Die Zeit vergeht, während ich in meine Überlegungen vertieft bin. Die Eltern stehen auf, um zu gehen, und ich beobachte, wie sie ihre Tochter sanft aus dem Kinderwagen heben. Sie lachen und spielen mit ihr, als ob sie die Welt um sich herum vergessen hätten. In diesem Moment wird mir klar, dass es nicht nur um das Vertrauen in die Zukunft geht, sondern auch um das Vertrauen in den gegenwärtigen Augenblick, das Hier und Jetzt.
Als sie an mir vorbeigehen, lächeln sie mir freundlich zu. Ich erwidere das Lächeln und fühle eine unerwartete Verbindung zu diesen Fremden. Vielleicht ist es die universelle Sprache des Vertrauens, die uns alle miteinander verbindet. Es ist ein stilles Einverständnis. Wir alle navigieren durch die Herausforderungen des Lebens und suchen nach einem Gleichgewicht zwischen Vernunft und Intuition.
Plötzlich kommt mir der Gedanke: Was wäre, wenn ich mehr Vertrauen in meine eigenen Entscheidungen hätte? Was wäre, wenn ich lernen könnte, die Stimme meines Herzens ebenso ernst zu nehmen wie die meiner Vernunft?
In diesem Moment beschließe ich, dass ich bereit bin, neue Wege zu gehen. Wege, die vielleicht nicht immer logisch erscheinen, aber mein Herz erfüllen könnten. Ich möchte mich von der Angst vor dem Unbekannten befreien und stattdessen offen für neue Erfahrungen sein.

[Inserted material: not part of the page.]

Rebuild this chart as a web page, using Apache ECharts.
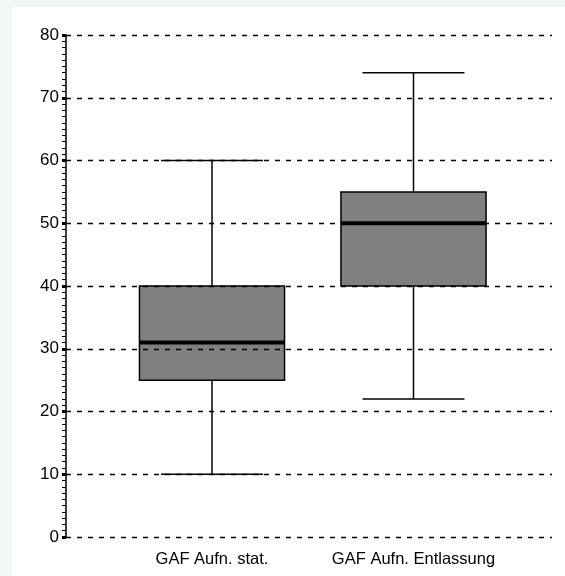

Als ich bezahle und aufstehe, spüre ich eine neue Entschlossenheit und einen unbändigen Mut in mir. Ich werde versuchen, die Lehren dieser kleinen Familie in mein Leben zu integrieren. Das Vertrauen in mich selbst und in die Menschen um mich herum zu stärken. Ich werde lernen, dass es manchmal notwendig ist, Risiken einzugehen und den Mut aufzubringen, dem Herzen zu folgen.
Ich schaue hoch zum Himmel, der strahlend blau ist und voller Möglichkeiten. Ich atme tief ein und fühle mich bereit für alles, was kommen mag, mit einer Mischung aus Vernunft und dem unerschütterlichen Vertrauen ins Leben selbst.
Und so gehe ich weiter, entschlossen, jeden Tag als eine neue Gelegenheit zu sehen.
Eine Chance zum Wachsen und Lernen im ständigen Spiel zwischen Vernunft und Vertrauen.